Hong Kong's first Rabbit Cafe – where customers can stroke a bunny while they eat – has opened and quickly found itself in hot water as the local government says it was operating without a valid food licence. The owners said that they came to the idea to open the cafe after seeing Japan's famous "rabbit island".
"We went to Okunoshima in Japan last year, and we were inspired by the atmosphere when having a meal with rabbits which could be pretty relaxing," founder Ricky Lam told Reuters.
"Also we all know abandoning rabbits is common so over half of rabbits in our cafe were adopted,"
But Rabbitland in the Causeway Bay area of Hong Kong did not have long to enjoy quiet cuddles, with the Food and Environmental Hygiene Department saying the owner could face a fine.
A spokesperson for the department told the South China Morning Post that "the cafe is not covered by any valid food licence" and that they had started proceedings against the proprietor. The maximum penalty for operating without a license is HK$50,000 (£4,900) and six months in prison.

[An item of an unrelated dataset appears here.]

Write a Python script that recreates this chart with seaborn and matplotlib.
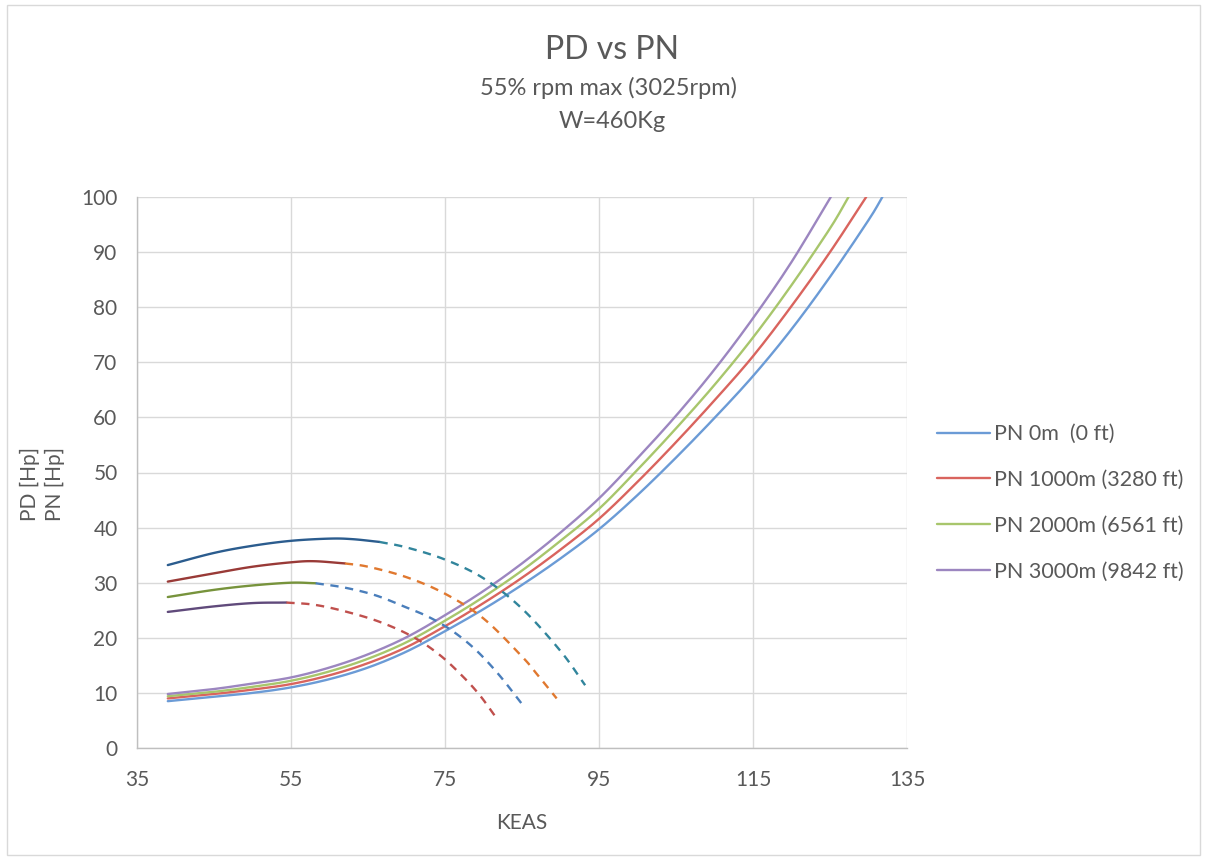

A similar venture was attempted in the UK earlier in 2016 but the Bunny Blossom pop-up rabbit cafe had to be cancelled after it was heavily criticised by the public and RSPCA. The charity said that being handled by unfamiliar people can cause "stress and fear" to the rabbits. In a statement, they said: "We have serious concerns for the welfare of any animals used in a cafe environment."
"In a rabbit cafe rabbits will be expected to react in a friendly way when handled by strangers. Some rabbits might not enjoy being handled by strangers and so their use in this way could be very stressful. All rabbits must have opportunity to get away from people if they wish and to avoid being stroked or handled."